Yeah, the armed forces are the last refuge of the disappearing middle class. Joining the armed forces is not a desperate attempt to become upwardly mobile from the lower classes, it is a desperate attempt to keep from becoming downwardly mobile from the middle class. My use of the word "underclass" was misleading.

josh said...

"Yeah, the armed forces are the last refuge of the disappearing middle class. Joining the armed forces is not a desperate attempt to become upwardly mobile from the lower classes, it is a desperate attempt to keep from becoming downwardly mobile from the middle class."

What's your definition of "middle-class?" I guess I just don't see the evidence that large numbers of people are joining the military out of desperation. There might be some people joining right now because jobs are harder to find, but that wasn't the case 2-3 years ago.

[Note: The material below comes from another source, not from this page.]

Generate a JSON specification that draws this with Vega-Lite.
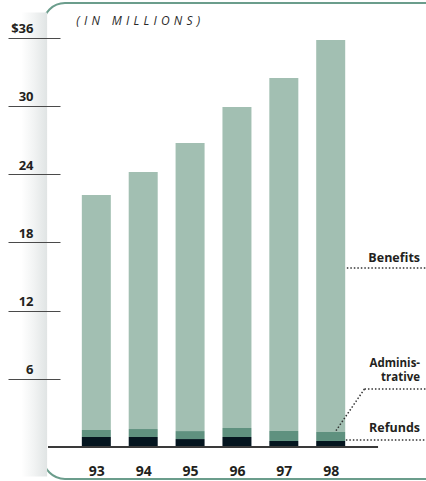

I'm more inclined to believe that most people who join the military do so as an act of patriotism, because they think it's an admirable and respectable line of work, they feel a desire for discipline and/or direction in life, or some combination of these. From a purely cost-benefit perspective, joining the military isn't a very good bet right now. They really don't pay enough for the guaranteed risk of being sent into a war zone. If someone is just trying to avoid poverty, there are better options. That's why I have trouble believing that fear of becoming lower-class is the prime motivation for the kids signing up these days.

Bill Zink said...

It's both, Josh . . . I think we are both right, and both wrong. I've known people who take the military as a vocation, and I've known (lots more) people who've joined the military because they were "at a loss" for anything else to do. I'm referring to people roughly my age, but also younger. With the disappearance of manufacturing jobs in the Midwest (starting in the early '80's) the armed forces became a much more present option.

My experience is purely anecdotal evidence - I wouldn't take it as the final word. I think the modern American armed forces is a very complex collection of people at this point. I myself have fiercely ambivalent feelings toward the armed forces. My own father paid his way through college in the Army, and I believe at one point he wanted to make it a career of it. Turns out he's no better at taking orders than I am, which (I believe) factored into him leaving when his hitch was up.

Talking about the military is like talking about the country: you become reductionist at your own risk. I think we are both making that mistake.